Data terkini Survei Harga Properti Residensial Bank Indonesia (SHPR-BI) triwulan I-2015 menunjukkan masih tingginya kenaikan Indeks Harga Properti Residensial (IHPR) meski di tengah perlambatan pertumbuhan ekonomi. Tingginya kenaikan IHPR tersebut terutama di kota Makassar, Manado, Bandung, Banjarmasin, dan Batam, dengan kenaikan IHPR lebih besar dari 9%. Tingginya kenaikan IHPR tersebut juga terjadi pada segmen properti tipe kecil. Bahkan, beberapa kota mencatat kenaikan IHPR properti tipe kecil yang sangat tinggi, seperti Manado (21,8%) dan Batam (16,1%).

Kenaikan harga properti tersebut tidaklah terlepas dari ketidakseimbangan demand dan supply. Permintaan perumahan terus meningkat seiring dengan pertambahan jumlah penduduk dan aktivitas perekonomian. Selain itu, peningkatan permintaan perumahan tersebut didorong oleh cara pandang masyarakat bahwa kepemilikan rumah sebagai salah satu kebutuhan dasar yang harus dipenuhi. Cara pandang masyarakat tersebut terkonfirmasi pada tingginya rasio kepemilikan rumah di Indonesia. Data terkini Housing Finance Information Network (HOFINET) menunjukkan homeownership rate daerah urban di Indonesia sebesar 67%, atau 2/3 keluarga telah memiliki unit rumah yang saat ini ditinggali. Tingginya rasio kepemilikan rumah tersebut menunjukkan masih tingginya demand di pasar properti.

Penguasaan lahan

Sementara itu, dari sisi penawaran, supply perumahan meski meningkat, tapi masih di bawah tingginya permintaan perumahan. Hasil estimasi penulis menunjukkan bahwa supply perumahan baru memenuhi 80%-90% demand di pasar properti. Dengan kata lain, kondisi pasar properti menunjukkan supply constraint. Kondisi tersebut akan mendorong kenaikan harga properti menuju keseimbangan yang baru. Dalam konteks ini, dengan kondisi supply constraint, pengembang memiliki ruang untuk menaikkan harga properti sebagai akibat scarcity di pasar. Tidaklah mengherankan, dalam kondisi itu, pengembang tetap mampu menjual unit yang ditawarkkan, meski harga telah dinaikkan.
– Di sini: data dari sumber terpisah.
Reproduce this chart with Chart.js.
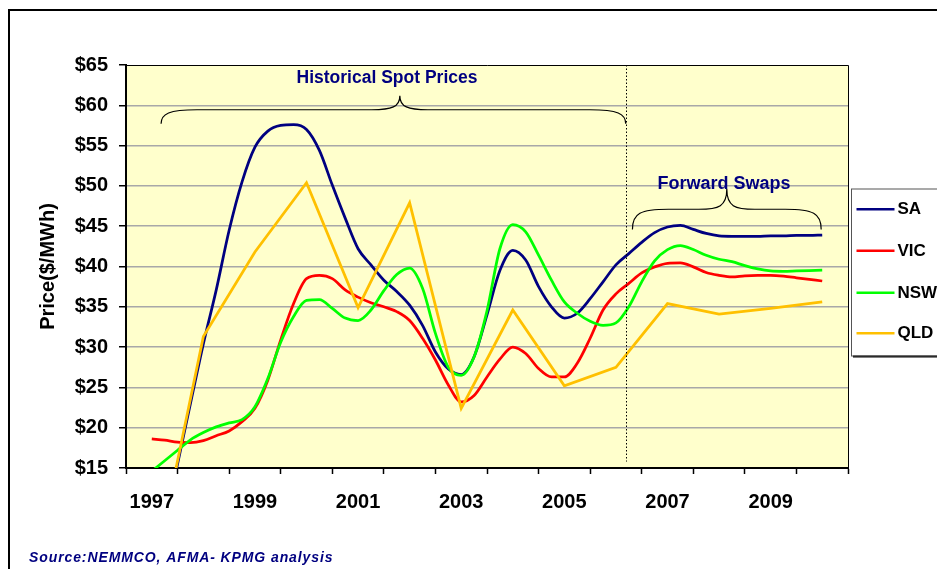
<!DOCTYPE html>
<html>
<head>
<meta charset="utf-8">
<script src="https://cdn.jsdelivr.net/npm/chart.js@4.4.1/dist/chart.umd.min.js"></script>
<style>
html,body{margin:0;padding:0;background:#fff;}
#wrap{position:relative;width:937px;height:569px;overflow:hidden;}
</style>
</head>
<body>
<div id="wrap"><canvas id="c" width="937" height="569"></canvas></div>
<script>
// ---- data ----
const CATEGORIES = ['1997','1998','1999','2000','2001','2002','2003','2004','2005','2006','2007','2008','2009','2010'];
const SHOWN_LABELS = ['1997','1999','2001','2003','2005','2007','2009'];
const QUARTERS = [1997,1997.25,1997.5,1997.75,1998,1998.25,1998.5,1998.75,1999,1999.25,1999.5,1999.75,
  2000,2000.25,2000.5,2000.75,2001,2001.25,2001.5,2001.75,2002,2002.25,2002.5,2002.75,
  2003,2003.25,2003.5,2003.75,2004,2004.25,2004.5,2004.75,2005,2005.25,2005.5,2005.75,
  2006,2006.25,2006.5,2006.75,2007,2007.25,2007.5,2007.75,2008,2008.25,2008.5,2008.75,
  2009,2009.25,2009.5,2009.75,2010];
const SA = [0.5,8,15.5,23.0,30.4,37.1,44.5,50.5,54.8,56.8,57.5,57.6,
  57.0,54.4,50.1,46.0,42.2,40.2,38.3,36.9,35.2,32.7,29.4,27.3,
  26.6,28.8,34.0,39.5,42.0,40.8,37.5,35.0,33.6,34.2,36.0,38.1,
  40.2,41.6,43.0,44.2,44.9,45.1,44.6,44.1,43.8,43.75,43.75,43.75,
  43.8,43.8,43.85,43.85,43.9];
const VIC = [18.6,18.45,18.2,18.15,18.4,19.0,19.6,20.75,22.4,25.9,30.9,35.4,
  38.5,38.9,38.5,37.1,36.2,35.5,35.0,34.4,33.3,31.1,28.4,25.3,
  23.2,24.0,26.3,28.5,30.0,29.2,27.35,26.3,26.3,28.0,31.1,34.6,
  36.6,37.9,39.2,39.95,40.4,40.45,39.95,39.25,38.9,38.7,38.85,38.9,
  38.9,38.8,38.6,38.4,38.2];
const NSW = [14.6,15.9,17.2,18.5,19.4,20.1,20.6,21.0,22.6,26.1,30.6,33.8,
  35.8,35.9,34.8,33.6,33.3,34.6,37.0,39.0,39.8,37.3,31.7,27.5,
  26.5,28.8,34.5,42.2,45.2,44.3,41.4,38.3,35.6,34.2,33.2,32.7,
  33.0,35.0,38.1,40.7,42.1,42.6,42.1,41.4,40.9,40.6,40.1,39.7,
  39.45,39.4,39.45,39.5,39.55];
const YEARS = [1997,1998,1999,2000,2001,2002,2003,2004,2005,2006,2007,2008,2009,2010];
const QLD = [0.5,31.3,41.8,50.4,34.9,47.9,22.4,34.6,25.2,27.5,35.4,34.1,34.8,35.6];
const SERIES_NAMES = ['SA','VIC','NSW','QLD'];
const SERIES_COLORS = ['#000080','#FF0000','#00FF00','#FFC000'];
const Y_MIN = 15, Y_MAX = 65, Y_STEP = 5;
const DIVIDER_YEAR = 2006.19;
const TITLE_HIST = 'Historical Spot Prices';
const TITLE_FWD = 'Forward Swaps';
const SOURCE = 'Source:NEMMCO, AFMA- KPMG analysis';
const Y_TITLE = 'Price($/MWh)';

const FONT = '"Liberation Sans", Arial, sans-serif';
const NAVY = '#000080';

function pts(xs, ys){ return xs.map((x,i)=>({x:x, y:ys[i]})); }

const seriesData = [pts(QUARTERS,SA), pts(QUARTERS,VIC), pts(QUARTERS,NSW), pts(YEARS,QLD)];

const datasets = SERIES_NAMES.map((n,i)=>({
  label:n,
  data:seriesData[i],
  xAxisID:'xl',
  yAxisID:'y',
  borderColor:SERIES_COLORS[i],
  backgroundColor:SERIES_COLORS[i],
  borderWidth:2.75,
  pointRadius:0,
  fill:false,
  cubicInterpolationMode: n==='QLD' ? 'default' : 'monotone',
  tension: 0,
  order: 4-i
}));

const decor = {
  id:'decor',
  beforeDraw(chart){
    const {ctx, chartArea:a} = chart;
    ctx.save();
    ctx.fillStyle='#FFFFCC';
    ctx.fillRect(a.left,a.top,a.right-a.left,a.bottom-a.top);
    ctx.restore();
  },
  afterDraw(chart){
    const {ctx, chartArea:a} = chart;
    const xs = chart.scales.xl, ys = chart.scales.y;
    ctx.save();
    // top/right plot border
    ctx.strokeStyle='#000'; ctx.lineWidth=1;
    ctx.beginPath();
    ctx.moveTo(a.left,a.top+0.5); ctx.lineTo(a.right+0.5,a.top+0.5); ctx.lineTo(a.right+0.5,a.bottom);
    ctx.stroke();
    // divider dotted line
    const dx = Math.round(xs.getPixelForValue(DIVIDER_YEAR))+0.5;
    ctx.setLineDash([1.5,2]);
    ctx.beginPath();
    ctx.moveTo(dx,a.top); ctx.lineTo(dx, ys.getPixelForValue(15.8));
    ctx.stroke();
    ctx.setLineDash([]);
    // braces
    function brace(x1,x2,xp,yEnd,yLine,yPeak){
      const r = 36, rp = 28;
      ctx.beginPath();
      ctx.moveTo(x1,yEnd);
      ctx.bezierCurveTo(x1,yLine+4, x1+8,yLine, x1+r,yLine);
      ctx.lineTo(xp-rp,yLine);
      ctx.bezierCurveTo(xp-8,yLine, xp,yLine-3, xp,yPeak);
      ctx.bezierCurveTo(xp,yLine-3, xp+8,yLine, xp+rp,yLine);
      ctx.lineTo(x2-r,yLine);
      ctx.bezierCurveTo(x2-8,yLine, x2,yLine+4, x2,yEnd);
      ctx.stroke();
    }
    ctx.strokeStyle='#000'; ctx.lineWidth=1.2;
    brace(xs.getPixelForValue(1997.18), xs.getPixelForValue(DIVIDER_YEAR), xs.getPixelForValue(2001.81),
          ys.getPixelForValue(57.7), ys.getPixelForValue(59.45), ys.getPixelForValue(61.2));
    brace(xs.getPixelForValue(2006.32), xs.getPixelForValue(2009.98), xs.getPixelForValue(2008.15),
          ys.getPixelForValue(44.6), ys.getPixelForValue(47.1), ys.getPixelForValue(49.6));
    // annotation titles
    ctx.fillStyle=NAVY;
    ctx.textAlign='center'; ctx.textBaseline='middle';
    ctx.font='bold 17.5px '+FONT;
    ctx.fillText(TITLE_HIST, 387, 78);
    ctx.font='bold 18px '+FONT;
    ctx.fillText(TITLE_FWD, 724, 184);
    // legend
    const lx=851, ly=188.5, lw=120, lh=167;
    ctx.fillStyle='#fff';
    ctx.fillRect(lx,ly,lw,lh);
    ctx.strokeStyle='#000'; ctx.lineWidth=2;
    ctx.beginPath(); ctx.moveTo(lx+2,ly+lh+1); ctx.lineTo(lx+lw,ly+lh+1); ctx.stroke();
    ctx.strokeStyle='#555'; ctx.lineWidth=1;
    ctx.strokeRect(lx+0.5,ly+0.5,lw,lh);
    const rows=[209.3,250.7,292.7,333.3];
    ctx.font='bold 17px '+FONT;
    ctx.textAlign='left'; ctx.textBaseline='middle';
    SERIES_NAMES.forEach((n,i)=>{
      ctx.strokeStyle=SERIES_COLORS[i]; ctx.lineWidth=2.5;
      ctx.beginPath(); ctx.moveTo(856.5,rows[i]); ctx.lineTo(894.5,rows[i]); ctx.stroke();
      ctx.fillStyle='#000';
      ctx.fillText(n, 897.5, rows[i]+0.5);
    });
    // source
    ctx.fillStyle=NAVY;
    ctx.font='italic bold 14px '+FONT;
    try { ctx.letterSpacing = '0.9px'; } catch(e) {}
    ctx.fillText(SOURCE, 29, 558);
    try { ctx.letterSpacing = '0px'; } catch(e) {}
    // outer frame
    ctx.strokeStyle='#000'; ctx.lineWidth=2;
    ctx.strokeRect(9,10,1100,700);
    ctx.restore();
  }
};

new Chart(document.getElementById('c'), {
  type:'line',
  data:{ labels:CATEGORIES, datasets:datasets },
  options:{
    responsive:false,
    animation:false,
    devicePixelRatio:1,
    layout:{ padding:{left:0, top:65, right:89, bottom:0} },
    plugins:{ legend:{display:false}, tooltip:{enabled:false} },
    scales:{
      x:{
        type:'category',
        position:'bottom',
        offset:true,
        afterFit(s){ s.height = 101; },
        grid:{ offset:true, drawOnChartArea:false, drawTicks:true, tickLength:6, tickColor:'#000', tickWidth:1.5, color:'#000' },
        border:{ display:true, color:'#000', width:2 },
        ticks:{
          autoSkip:false, maxRotation:0, minRotation:0, padding:16,
          color:'#000', font:{family:FONT, size:20, weight:'bold'},
          callback(v,i){ const l = CATEGORIES[i]; return SHOWN_LABELS.includes(l) ? l : ''; }
        }
      },
      xl:{
        type:'linear', display:false, position:'bottom',
        min:1996.5, max:2010.5
      },
      y:{
        type:'linear', position:'left', min:Y_MIN, max:Y_MAX,
        afterFit(s){ s.width = 126; },
        grid:{
          color(ctx){ const v = ctx.tick && ctx.tick.value; return (v===Y_MIN||v===Y_MAX) ? 'rgba(0,0,0,0)' : '#a8a8a8'; },
          lineWidth:1.5, drawTicks:true, tickLength:7, tickColor:'#000', tickWidth:1.5
        },
        border:{ display:true, color:'#000', width:2 },
        ticks:{
          stepSize:Y_STEP, padding:11, color:'#000',
          font:{family:FONT, size:20, weight:'bold'},
          callback(v){ return '$'+v; }
        },
        title:{
          display:true, text:Y_TITLE, color:'#000',
          font:{family:FONT, size:20, weight:'bold'},
          padding:{top:36, bottom:0}
        }
      }
    }
  },
  plugins:[decor]
});
</script>
</body>
</html>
Lebih jauh, kondisi supply constraint dan ekspektasi kenaikan harga tersebut akan memiliki circular effect, yakni semakin mendorong masyarakat atas kepemilikan properti sebelum kenaikan harga lebih lanjut. Dengan kondisi supply yang masih terbatas, lonjakan permintaan properti tersebut akan memperlebar ketidakkseimbangan supplydemand. Dengan demikian, kondisi supply constraint itu memiliki peran yang signifikan dalam percepatan kenaikan harga properti.

Apabila dikaji lebih dalam, supply perumahan yang relatif terbatas tersebut tidaklah terlepas dari tingginya penguasaan lahan oleh pengembang besar dengan tingkat penggunaan lahan (stok landbank) yang relatif kecil. Berdasarkan data empiris sejak tahun 2007-2014, rata-rata penggunaan stok landbank dalam kisaran 10%. Sejalan dengan hal tersebut, pengembang besar terus melakukan penambahan stok landbank. Pada periode 2007-2014, rata-rata penambahan stok landbank dalam kisaran 25% dari tahun sebelumnya.

Pengembang besar tersebut memiliki pangsa yang besar dalam kepemilikan lahan (stok landbank) di dalam zona residensial. Dengan kondisi tersebut, rendahnya penggunaan stok landbank juga mencerminkan rendahnya supply perumahan oleh pengembang besar.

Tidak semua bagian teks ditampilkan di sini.